Time to look at a major policy proposal, from Mayoral candidate Sylvester Turner.
Mayoral candidate Sylvester Turner unveiled a plan Thursday to expand the Houston Police Department by 540 officers by 2020, an effort he said is needed to help police better engage the communities they serve and to improve trust between some neighborhoods and the department.
Turner said he would pay for the estimated $85 million “Partners in Safety” plan by seeking, “as quickly as I can,” voter approval to alter the city’s decade-old revenue cap to allow more public safety spending.
In his announcement, Turner did not criticize Police Chief Charles McClelland or term-limited Mayor Annise Parker’s management, but he said the city’s police officers are stretched too thin to exit their patrol cars and do the sort of engagement that is needed.
“In the last several years, the enemy to community policing has been the lack of resources,” Turner said. “When you have 5,300 police officers and that number has remained stagnant over the last 10 years, more people coming into the city, the city’s even more diverse, it’s very difficult to have effective and adequate community policing.”
The department employed 5,470 officers in 1998, and is projected to operate this budget year with about 5,260, despite enormous population growth during that time.
Turner’s proposal also includes fully funding the body camera initiative, the first phase of which is scheduled to launch this year, along with enhanced cultural and de-escalation training for officers, greater public input and more youth outreach efforts.

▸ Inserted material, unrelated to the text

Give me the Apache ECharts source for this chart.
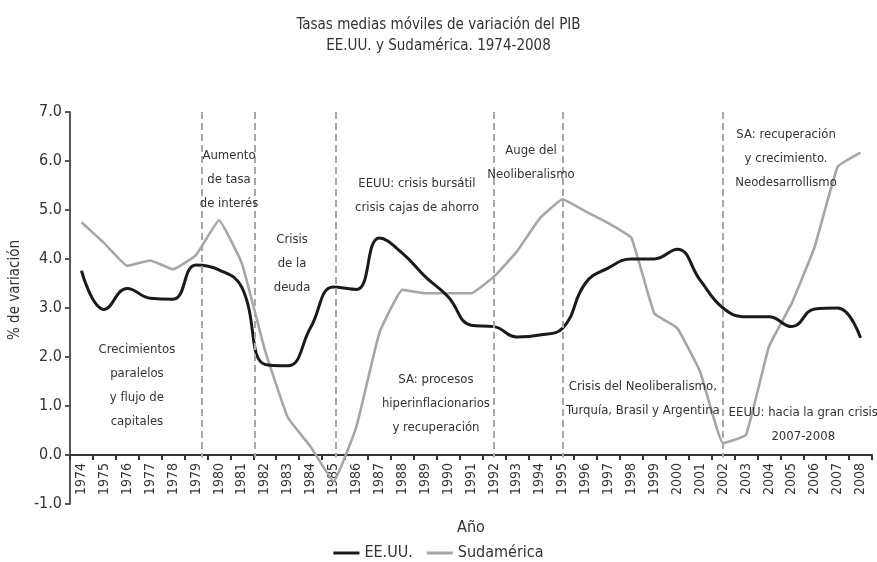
<!DOCTYPE html>
<html lang="es">
<head>
    <meta charset="UTF-8"/>
    <script src="https://cdn.jsdelivr.net/npm/echarts@6/dist/echarts.min.js"></script>
    <title>PIB EE.UU. y Sudamérica</title>
    <style>
        html, body { margin: 0; padding: 0; background: #fff; }
        #chart { width: 877px; height: 562px; }
    </style>
</head>
<body>
<div id="chart"></div>
<script type="text/javascript">
    // años (categorías)
    var years = [];
    for (var y = 1974; y <= 2008; y++) { years.push(String(y)); }

    // tasas medias móviles (% de variación)
    var eeuu = [3.76, 2.97, 3.40, 3.20, 3.18, 3.88, 3.78, 3.42, 1.85, 1.82, 2.60, 3.43,
                3.38, 4.43, 4.12, 3.64, 3.23, 2.65, 2.62, 2.41, 2.45, 2.59, 3.51, 3.82,
                4.00, 4.00, 4.20, 3.57, 3.00, 2.82, 2.82, 2.62, 2.98, 3.00, 2.39];
    var sudamerica = [4.75, 4.32, 3.86, 3.97, 3.79, 4.08, 4.79, 3.91, 2.15, 0.77, 0.17, -0.54,
                      0.58, 2.49, 3.37, 3.30, 3.30, 3.30, 3.64, 4.15, 4.83, 5.22, 4.97, 4.73,
                      4.43, 2.89, 2.59, 1.70, 0.24, 0.41, 2.21, 3.10, 4.25, 5.88, 6.17];

    // líneas de corte (posición en unidades de categoría, 0 = borde izquierdo)
    var cortes = [5.75, 8.05, 11.6, 18.5, 21.5, 28.5];

    // anotaciones: [texto, posición x (categorías), valor y]
    var notas = [
        ['Crecimientos\nparalelos\ny flujo de\ncapitales', 2.92, 1.41],
        ['Aumento\nde tasa\nde interés', 6.94, 5.61],
        ['Crisis\nde la\ndeuda', 9.69, 3.90],
        ['EEUU: crisis bursátil\ncrisis cajas de ahorro', 15.14, 5.29],
        ['Auge del\nNeoliberalismo', 20.12, 5.96],
        ['SA: recuperación\ny crecimiento.\nNeodesarrollismo', 31.25, 6.04],
        ['SA: procesos\nhiperinflacionarios\ny recuperación', 15.97, 1.04],
        ['Crisis del Neoliberalismo,\nTurquía, Brasil y Argentina', 25.0, 1.16],
        ['EEUU: hacia la gran crisis\n2007-2008', 32.0, 0.61]
    ];

    var fuente = '"DejaVu Sans Condensed", "DejaVu Sans", sans-serif';
    var myChart = echarts.init(document.getElementById('chart'));

    var lineasCorte = cortes.map(function (u) {
        return [{coord: [u, 7]}, {coord: [u, -0.05]}];
    });
    var puntosNotas = notas.map(function (n) {
        return {coord: [n[1], n[2]], value: n[0]};
    });

    var option = {
        backgroundColor: '#fff',
        textStyle: { fontFamily: fuente },
        title: {
            text: 'Tasas medias móviles de variación del PIB\nEE.UU. y Sudamérica. 1974-2008',
            left: 'center',
            top: 10,
            textStyle: { fontFamily: fuente, fontSize: 15, fontWeight: 'normal', color: '#333', lineHeight: 21 }
        },
        legend: {
            bottom: 1,
            left: 'center',
            padding: 0,
            icon: 'rect',
            itemWidth: 26,
            itemHeight: 3,
            itemGap: 14,
            itemTextGap: 2,
            textStyle: { fontFamily: fuente, fontSize: 16, color: '#333' },
            data: ['EE.UU.', 'Sudamérica']
        },
        grid: { left: 70, right: 5, top: 112, bottom: 58, outerBoundsMode: 'none', containLabel: false },
        xAxis: [{
            type: 'category',
            data: years,
            boundaryGap: true,
            name: 'Año',
            nameLocation: 'middle',
            nameGap: 16,
            nameMoveOverlap: false,
            nameTextStyle: { fontFamily: fuente, fontSize: 16, color: '#333' },
            axisLine: { onZero: true, lineStyle: { color: '#333', width: 2 } },
            axisTick: { show: true, inside: false, length: 5, lineStyle: { color: '#333', width: 2 } },
            axisLabel: { rotate: 90, fontSize: 14, color: '#333', margin: -41, interval: 0 },
            splitLine: { show: false }
        }, {
            type: 'value',
            min: 0,
            max: 35,
            show: false
        }],
        yAxis: {
            type: 'value',
            min: -1,
            max: 7,
            interval: 1,
            name: '% de variación',
            nameLocation: 'middle',
            nameGap: 38,
            nameTextStyle: { fontFamily: fuente, fontSize: 15, color: '#333', padding: [0, 0, 0, 36] },
            axisLine: { show: true, lineStyle: { color: '#555', width: 2 } },
            axisTick: { show: true, length: 5, lineStyle: { color: '#555', width: 2 } },
            axisLabel: { fontSize: 16, color: '#333', margin: 8, formatter: function (v) { return v.toFixed(1); } },
            splitLine: { show: false }
        },
        series: [
            {
                name: 'EE.UU.',
                type: 'line',
                data: eeuu,
                smooth: 0.45,
                symbol: 'none',
                z: 4,
                itemStyle: { color: '#1a1a1a' },
                lineStyle: { color: '#1a1a1a', width: 3 }
            },
            {
                name: 'Sudamérica',
                type: 'line',
                data: sudamerica,
                smooth: 0.1,
                symbol: 'none',
                z: 3,
                itemStyle: { color: '#a6a6a6' },
                lineStyle: { color: '#a6a6a6', width: 2.6 }
            },
            {
                name: 'cortes',
                type: 'line',
                xAxisIndex: 1,
                data: [],
                silent: true,
                markLine: {
                    silent: true,
                    symbol: 'none',
                    label: { show: false },
                    lineStyle: { type: [7, 4], color: '#a8a8a8', width: 2 },
                    data: lineasCorte
                },
                markPoint: {
                    silent: true,
                    symbol: 'circle',
                    symbolSize: 0,
                    label: {
                        show: true,
                        position: 'inside',
                        formatter: function (p) { return p.value; },
                        fontFamily: fuente,
                        fontSize: 13,
                        lineHeight: 24,
                        color: '#333',
                        align: 'center',
                        verticalAlign: 'middle'
                    },
                    data: puntosNotas
                }
            }
        ]
    };
    myChart.setOption(option);
</script>
</body>
</html>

Turner also backs offering police officers, as well as firefighters and municipal workers, incentives to live inside city limits. A similar proposal to lure officers to high-crime neighborhoods is being developed by the Parker administration.

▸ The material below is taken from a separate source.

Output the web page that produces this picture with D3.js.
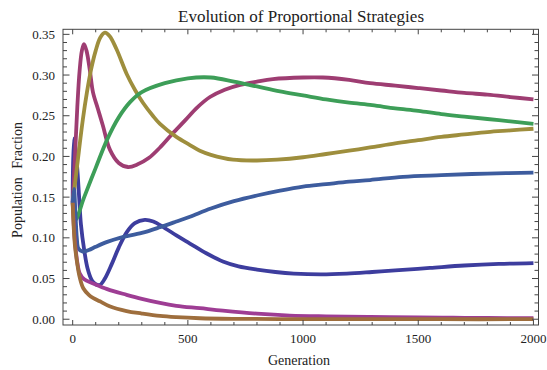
<!DOCTYPE html>
<html>
<head>
<meta charset="utf-8">
<title>Evolution of Proportional Strategies</title>
<script src="https://d3js.org/d3.v7.min.js"></script>
<style>
  body { margin: 0; background: #fff; }
  text { font-family: "Liberation Serif", "Times New Roman", serif; fill: #222; }
</style>
</head>
<body>
<svg id="chart" width="547" height="370"></svg>
<script>
// [generation, population fraction]
let series1 = [[0,0.143],[5,0.222],[12,0.21],[20,0.185],[28,0.15],[36,0.116],[50,0.085],[65,0.062],[83,0.048],[100,0.043],[118,0.042],[140,0.05],[170,0.068],[200,0.088],[235,0.107],[270,0.118],[313,0.122],[350,0.12],[400,0.112],[450,0.103],[509,0.093],[580,0.081],[652,0.071],[720,0.065],[800,0.061],[880,0.058],[960,0.056],[1080,0.055],[1190,0.056],[1300,0.058],[1400,0.06],[1551,0.063],[1700,0.066],[1850,0.068],[2000,0.069]]
let series2 = [[0,0.143],[10,0.2],[20,0.26],[30,0.305],[40,0.33],[49,0.338],[60,0.33],[75,0.305],[88,0.279],[110,0.258],[131,0.238],[162,0.208],[200,0.192],[240,0.187],[280,0.19],[330,0.198],[379,0.211],[430,0.227],[487,0.244],[540,0.26],[596,0.273],[660,0.282],[727,0.288],[800,0.292],[869,0.295],[1000,0.297],[1086,0.297],[1200,0.294],[1291,0.29],[1400,0.287],[1500,0.284],[1600,0.281],[1700,0.278],[1800,0.276],[1900,0.273],[2000,0.27]]
let series3 = [[0,0.143],[20,0.19],[44,0.245],[62,0.279],[80,0.307],[100,0.33],[120,0.346],[140,0.352],[160,0.348],[190,0.332],[235,0.301],[270,0.282],[305,0.266],[348,0.25],[379,0.24],[450,0.224],[509,0.214],[552,0.207],[600,0.202],[696,0.196],[800,0.195],[887,0.196],[1000,0.199],[1100,0.203],[1200,0.207],[1291,0.211],[1400,0.216],[1500,0.22],[1600,0.224],[1700,0.227],[1800,0.23],[1900,0.232],[2000,0.234]]
let series4 = [[0,0.143],[12,0.122],[50,0.15],[100,0.186],[150,0.221],[200,0.248],[250,0.267],[300,0.279],[400,0.29],[500,0.296],[600,0.297],[700,0.292],[800,0.286],[900,0.28],[1000,0.275],[1100,0.27],[1200,0.266],[1300,0.263],[1400,0.259],[1500,0.256],[1600,0.252],[1700,0.249],[1800,0.246],[1900,0.243],[2000,0.24]]
let series5 = [[0,0.143],[6,0.16],[12,0.13],[18,0.1],[25,0.087],[44,0.083],[70,0.085],[100,0.089],[150,0.095],[205,0.1],[300,0.106],[379,0.113],[450,0.12],[509,0.126],[600,0.136],[700,0.145],[800,0.152],[900,0.158],[1000,0.163],[1100,0.166],[1200,0.169],[1291,0.171],[1434,0.175],[1600,0.177],[1800,0.179],[2000,0.18]]
let series6 = [[0,0.143],[5,0.115],[10,0.095],[20,0.07],[31,0.056],[50,0.049],[89,0.044],[150,0.037],[234,0.03],[300,0.025],[379,0.02],[450,0.0165],[552,0.0135],[652,0.0105],[800,0.0068],[943,0.0045],[1100,0.0035],[1291,0.0028],[1500,0.0022],[1651,0.0018],[1800,0.0015],[2000,0.0012]]
let series7 = [[0,0.143],[5,0.11],[10,0.09],[20,0.068],[30,0.052],[46,0.038],[70,0.03],[90,0.026],[118,0.022],[160,0.016],[234,0.01],[300,0.007],[379,0.004],[450,0.0025],[552,0.0012],[700,0.0005],[900,0.0002],[1200,0.0001],[1600,0],[2000,0]]

let allSeries = [series1, series2, series3, series4, series5, series6, series7]
let colors = ["#3d3d9e", "#9e3d72", "#9e8e3d", "#3d9e58", "#3d5c9e", "#9e3d94", "#9e6e3d"]

let xMajor = [0, 500, 1000, 1500, 2000]
let yMajor = [0, 0.05, 0.10, 0.15, 0.20, 0.25, 0.30, 0.35]

let svg = d3.select('#chart')
let plotLeft = 63, plotRight = 538.5, plotTop = 29.3, plotBottom = 325

let x = d3.scaleLinear().domain([-42, 2022]).range([plotLeft, plotRight])
let y = d3.scaleLinear().domain([-0.0071, 0.3562]).range([plotBottom, plotTop])

// series
let line = d3.line()
    .x(d => x(d[0]))
    .y(d => y(d[1]))
    .curve(d3.curveCatmullRom.alpha(0.5))

svg.append("g").selectAll("path").data(allSeries)
    .enter().append("path")
    .attr("d", d => line(d))
    .attr("fill", "none")
    .attr("stroke", (d, i) => colors[i])
    .attr("stroke-width", 3.8)
    .attr("stroke-linejoin", "round")

// frame
svg.append("rect")
    .attr("x", plotLeft).attr("y", plotTop)
    .attr("width", plotRight - plotLeft).attr("height", plotBottom - plotTop)
    .attr("fill", "none").attr("stroke", "#444").attr("stroke-width", 1)

let xMinor = d3.range(0, 2001, 100)
let yMinor = d3.range(0, 36).map(i => i / 100)
let ticks = svg.append("g").attr("stroke", "#444").attr("stroke-width", 1)

xMinor.forEach(v => {
    let len = v % 500 === 0 ? 5 : 3
    ticks.append("line").attr("x1", x(v)).attr("x2", x(v)).attr("y1", plotBottom).attr("y2", plotBottom - len)
    ticks.append("line").attr("x1", x(v)).attr("x2", x(v)).attr("y1", plotTop).attr("y2", plotTop + len)
})
yMinor.forEach(v => {
    let len = Math.round(v * 100) % 5 === 0 ? 6.5 : 4
    ticks.append("line").attr("y1", y(v)).attr("y2", y(v)).attr("x1", plotLeft).attr("x2", plotLeft + len)
    ticks.append("line").attr("y1", y(v)).attr("y2", y(v)).attr("x1", plotRight).attr("x2", plotRight - len)
})

// tick labels
svg.append("g").selectAll("text").data(xMajor)
    .enter().append("text")
    .attr("x", d => x(d)).attr("y", 343)
    .attr("text-anchor", "middle")
    .attr("font-size", 13)
    .text(d => d)

svg.append("g").selectAll("text").data(yMajor)
    .enter().append("text")
    .attr("x", 55).attr("y", d => y(d) + 4.5)
    .attr("text-anchor", "end")
    .attr("font-size", 13)
    .text(d => d3.format(".2f")(d))

// titles
svg.append("text")
    .attr("x", 301).attr("y", 22)
    .attr("text-anchor", "middle")
    .attr("font-size", 17)
    .text("Evolution of Proportional Strategies")

svg.append("text")
    .attr("x", 299).attr("y", 365)
    .attr("text-anchor", "middle")
    .attr("font-size", 14)
    .text("Generation")

svg.append("text")
    .attr("transform", "translate(22,180) rotate(-90)")
    .attr("text-anchor", "middle")
    .attr("font-size", 14)
    .attr("word-spacing", 5)
    .text("Population Fraction")
</script>
</body>
</html>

You can see the full plan here. I like the community engagement and de-escalation training aspects of it, and I support the body-cameras-for-all aspect. I’m glad that it at least acknowledges the non–investigations report, but I still want to see my questions get addressed before I get on board with any expansion of HPD. The amount of money Turner says will be needed to achieve this expansion is $20 million less than what Chief McClelland asked for, which he says can be done by eliminating reassignments, overtime, and some other costs.

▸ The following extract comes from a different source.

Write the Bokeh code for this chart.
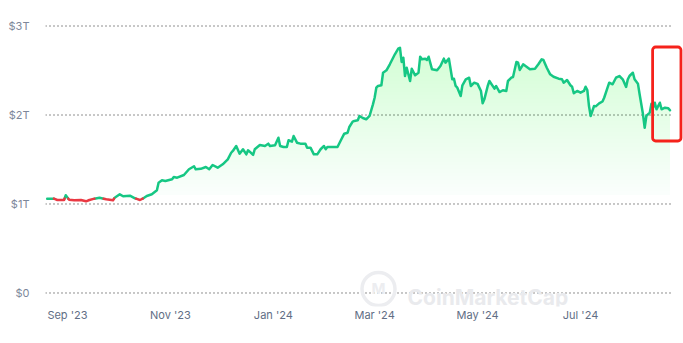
import numpy as np
from bokeh.plotting import figure
from bokeh.models import Range1d, FixedTicker, BoxAnnotation, Label
from bokeh.core.properties import value
from bokeh.embed import file_html
from bokeh.resources import INLINE

# ---- data (total market cap, trillions USD) ----
dates = [
    "2023-08-20", "2023-08-24", "2023-08-26", "2023-08-30", "2023-08-31", "2023-09-02", "2023-09-05",
    "2023-09-09", "2023-09-12", "2023-09-14", "2023-09-17", "2023-09-20", "2023-09-24", "2023-09-28",
    "2023-09-29", "2023-10-02", "2023-10-04", "2023-10-08", "2023-10-11", "2023-10-14", "2023-10-16",
    "2023-10-18", "2023-10-21", "2023-10-24", "2023-10-25", "2023-10-27", "2023-10-29", "2023-11-02",
    "2023-11-03", "2023-11-05", "2023-11-09", "2023-11-12", "2023-11-15", "2023-11-16", "2023-11-19",
    "2023-11-22", "2023-11-24", "2023-11-26", "2023-11-29", "2023-12-02", "2023-12-05", "2023-12-07",
    "2023-12-08", "2023-12-10", "2023-12-12", "2023-12-14", "2023-12-16", "2023-12-17", "2023-12-18",
    "2023-12-20", "2023-12-21", "2023-12-24", "2023-12-27", "2023-12-29", "2023-12-30", "2024-01-02",
    "2024-01-04", "2024-01-05", "2024-01-07", "2024-01-09", "2024-01-10", "2024-01-12", "2024-01-13",
    "2024-01-15", "2024-01-17", "2024-01-20", "2024-01-21", "2024-01-23", "2024-01-25", "2024-01-27",
    "2024-01-29", "2024-01-31", "2024-02-01", "2024-02-02", "2024-02-08", "2024-02-10", "2024-02-12",
    "2024-02-14", "2024-02-15", "2024-02-17", "2024-02-18", "2024-02-20", "2024-02-21", "2024-02-23",
    "2024-02-25", "2024-02-27", "2024-02-29", "2024-03-01", "2024-03-02", "2024-03-03", "2024-03-05",
    "2024-03-06", "2024-03-08", "2024-03-10", "2024-03-13", "2024-03-15", "2024-03-16", "2024-03-17",
    "2024-03-18", "2024-03-19", "2024-03-20", "2024-03-22", "2024-03-23", "2024-03-25", "2024-03-27",
    "2024-03-28", "2024-03-29", "2024-03-31", "2024-04-01", "2024-04-02", "2024-04-04", "2024-04-07",
    "2024-04-09", "2024-04-11", "2024-04-12", "2024-04-14", "2024-04-16", "2024-04-17", "2024-04-18",
    "2024-04-19", "2024-04-21", "2024-04-22", "2024-04-24", "2024-04-26", "2024-04-27", "2024-04-29",
    "2024-05-01", "2024-05-03", "2024-05-04", "2024-05-05", "2024-05-07", "2024-05-08", "2024-05-11",
    "2024-05-12", "2024-05-14", "2024-05-16", "2024-05-18", "2024-05-19", "2024-05-21", "2024-05-22",
    "2024-05-24", "2024-05-25", "2024-05-26", "2024-05-28", "2024-05-30", "2024-06-01", "2024-06-04",
    "2024-06-06", "2024-06-08", "2024-06-09", "2024-06-11", "2024-06-13", "2024-06-15", "2024-06-18",
    "2024-06-20", "2024-06-21", "2024-06-23", "2024-06-25", "2024-06-26", "2024-06-27", "2024-06-29",
    "2024-07-01", "2024-07-03", "2024-07-04", "2024-07-05", "2024-07-06", "2024-07-07", "2024-07-09",
    "2024-07-10", "2024-07-12", "2024-07-14", "2024-07-15", "2024-07-17", "2024-07-18", "2024-07-20",
    "2024-07-22", "2024-07-24", "2024-07-26", "2024-07-28", "2024-07-29", "2024-07-30", "2024-08-01",
    "2024-08-02", "2024-08-04", "2024-08-05", "2024-08-06", "2024-08-07", "2024-08-08", "2024-08-09",
    "2024-08-11", "2024-08-12", "2024-08-13", "2024-08-14", "2024-08-15", "2024-08-17", "2024-08-18",
    "2024-08-20", "2024-08-22", "2024-08-23",
]
values = [
    1.060, 1.060, 1.045, 1.045, 1.098, 1.048, 1.042,
    1.045, 1.030, 1.045, 1.060, 1.071, 1.053, 1.042,
    1.071, 1.109, 1.087, 1.093, 1.064, 1.045, 1.064,
    1.090, 1.109, 1.154, 1.239, 1.266, 1.258, 1.278,
    1.303, 1.296, 1.326, 1.390, 1.424, 1.390, 1.395,
    1.416, 1.390, 1.438, 1.408, 1.446, 1.502, 1.576,
    1.596, 1.652, 1.565, 1.615, 1.558, 1.603, 1.588,
    1.551, 1.615, 1.663, 1.652, 1.678, 1.652, 1.660,
    1.745, 1.652, 1.640, 1.640, 1.716, 1.700, 1.764,
    1.689, 1.678, 1.678, 1.633, 1.633, 1.558, 1.558,
    1.615, 1.652, 1.615, 1.640, 1.640, 1.716, 1.790,
    1.801, 1.865, 1.925, 1.933, 1.940, 1.989, 1.966,
    1.952, 1.989, 2.120, 2.194, 2.307, 2.326, 2.334,
    2.475, 2.502, 2.570, 2.682, 2.745, 2.756, 2.596,
    2.644, 2.438, 2.531, 2.382, 2.520, 2.446, 2.475,
    2.655, 2.626, 2.633, 2.618, 2.655, 2.513, 2.502,
    2.551, 2.633, 2.588, 2.633, 2.401, 2.408, 2.326,
    2.307, 2.213, 2.334, 2.401, 2.419, 2.326, 2.363,
    2.350, 2.270, 2.131, 2.176, 2.326, 2.382, 2.296,
    2.326, 2.258, 2.278, 2.270, 2.382, 2.419, 2.427,
    2.596, 2.588, 2.506, 2.570, 2.543, 2.513, 2.520,
    2.570, 2.626, 2.618, 2.531, 2.457, 2.430, 2.408,
    2.401, 2.363, 2.393, 2.334, 2.318, 2.244, 2.270,
    2.251, 2.270, 2.318, 2.281, 2.101, 1.989, 2.101,
    2.097, 2.130, 2.152, 2.194, 2.307, 2.363, 2.345,
    2.419, 2.438, 2.401, 2.315, 2.401, 2.438, 2.475,
    2.401, 2.352, 2.233, 2.120, 2.008, 1.857, 1.989,
    2.026, 2.127, 2.082, 2.138, 2.064, 2.138, 2.064,
    2.082, 2.075, 2.053,
]

y_ticks = [0, 1, 2, 3]
y_tick_labels = ["$0", "$1T", "$2T", "$3T"]
x_tick_dates = ["2023-09-01", "2023-11-01", "2024-01-01", "2024-03-01", "2024-05-01", "2024-07-01"]
x_tick_labels = ["Sep '23", "Nov '23", "Jan '24", "Mar '24", "May '24", "Jul '24"]

GREEN = "#16C784"
FILL = "#0FB866"
RED = "#EA3943"
DAY = 86400000.0


def ms(s):
    return float(np.datetime64(s, "ms").astype("int64"))


xs = np.array([ms(d) for d in dates])
ys = np.array(values, dtype=float)

x0 = ms("2023-08-19")
x1 = ms("2024-08-31")

p = figure(width=683, height=343, output_backend="svg", toolbar_location=None,
           x_axis_type="datetime",
           x_range=Range1d(x0, x1), y_range=Range1d(-0.1517, 3.1180),
           min_border_left=45, min_border_right=0, min_border_top=15, min_border_bottom=37)
p.outline_line_color = None
p.xgrid.visible = False
p.ygrid.visible = False
p.background_fill_color = "white"
p.border_fill_color = "white"

# y axis
p.yaxis.ticker = FixedTicker(ticks=y_ticks)
p.yaxis.major_label_overrides = {t: l for t, l in zip(y_ticks, y_tick_labels)}
p.yaxis.axis_line_color = None
p.yaxis.major_tick_line_color = None
p.yaxis.minor_tick_line_color = None
p.yaxis.major_tick_out = 0
p.yaxis.major_label_standoff = 16
p.yaxis.major_label_text_font = "Inter"
p.yaxis.major_label_text_font_size = "11px"
p.yaxis.major_label_text_color = "#7D879A"

# x axis
x_tick_ms = [ms(d) for d in x_tick_dates]
p.xaxis.ticker = FixedTicker(ticks=x_tick_ms)
p.xaxis.major_label_overrides = {t: l for t, l in zip(x_tick_ms, x_tick_labels)}
p.xaxis.axis_line_color = None
p.xaxis.major_tick_line_color = None
p.xaxis.minor_tick_line_color = None
p.xaxis.major_tick_out = 0
p.xaxis.major_label_standoff = 1
p.xaxis.major_label_text_font = "Inter"
p.xaxis.major_label_text_font_size = "11px"
p.xaxis.major_label_text_color = "#616E85"

# dotted gridlines
grid_end = xs[-1] + 1.8 * DAY
p.multi_line(xs=[[x0, grid_end] for _ in y_ticks], ys=[[t, t] for t in y_ticks],
             line_color="#222222", line_width=1, line_dash="1 3")

# gradient fill (stacked translucent layers)
lo, hi = 1.10, ys.max()
levels = np.linspace(lo, hi, 41)[:-1]
n = len(levels)
a = 1 - (1 - 0.17) ** (1.0 / n)
for L in levels:
    p.varea(x=xs, y1=np.minimum(ys, L), y2=ys, fill_color=FILL, fill_alpha=a)
p.varea(x=xs, y1=np.minimum(ys, lo), y2=ys, fill_color=FILL, fill_alpha=0.015)

# line: green above starting value, red below
base = ys[0]
runs = []
cur_x, cur_y = [xs[0]], [ys[0]]
cur_below = ys[0] < base
for i in range(1, len(xs)):
    below = ys[i] < base
    if below != cur_below:
        t = (base - ys[i - 1]) / (ys[i] - ys[i - 1])
        cx = xs[i - 1] + t * (xs[i] - xs[i - 1])
        cur_x.append(cx); cur_y.append(base)
        runs.append((cur_below, cur_x, cur_y))
        cur_x, cur_y = [cx], [base]
        cur_below = below
    cur_x.append(xs[i]); cur_y.append(ys[i])
runs.append((cur_below, cur_x, cur_y))

gx = [r[1] for r in runs if not r[0]]
gy = [r[2] for r in runs if not r[0]]
rx = [r[1] for r in runs if r[0]]
ry = [r[2] for r in runs if r[0]]
p.multi_line(xs=gx, ys=gy, line_color=GREEN, line_width=2.5, line_join="round", line_cap="round")
if rx:
    p.multi_line(xs=rx, ys=ry, line_color=RED, line_width=2.5, line_join="round", line_cap="round")

# watermark
p.scatter(x=[x0 + 197.3 * DAY], y=[0.045], marker="circle", size=33, fill_color=None,
          line_color="#ECEDF0", line_width=3.5)
p.text(x=[x0 + 197.3 * DAY], y=[0.045], text=["M"], text_align="center", text_baseline="middle",
       text_font=value("Inter"), text_font_size="15px", text_font_style="bold", text_color="#ECEDF0")
p.add_layout(Label(x=x0 + 214.5 * DAY, y=-0.045, text="CoinMarketCap", text_font="Inter",
                   text_font_size="21px", text_font_style="bold", text_color="#E9EAED",
                   text_baseline="alphabetic"))

# highlight box around the latest values
p.add_layout(BoxAnnotation(left=xs[-1] - 10.3 * DAY, right=xs[-1] + 6.5 * DAY, top=2.764, bottom=1.708,
                           fill_alpha=0, line_color="#F5221B", line_alpha=1.0, line_width=2.8,
                           border_radius=3))

open("out.html", "w").write(file_html(p, INLINE))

As far as amending the revenue cap to help pay for this, I’ll note that the cap hit this year is $53 million, so there’s still a gap to cover, at a time when other action will be needed to deal with forthcoming budget shortfalls. (As you know, I’d like to see the revenue cap lifted entirely, but I freely admit that amending it to pay for cops is a much easier sell.) I want to see a comprehensive review of HPD’s (and HFD’s) budget to see what savings might be achieved there before we talk about any expansions there or cuts elsewhere. We greatly increased the size of HPD in the 90s under Bob Lanier because crime rates had been increasing nationally for thirty years. Since then, crime has been on a 20-year decline, and violent crime around the country is at its lowest levels in 50 years. No one could have known that was about to happen in the 90s, but we know where we are now. How many cops do we really need? What do we really want them to focus on? I appreciate Turner’s effort – there’s a lot there that I do like – but I’m still waiting for these questions to be part of the discussion.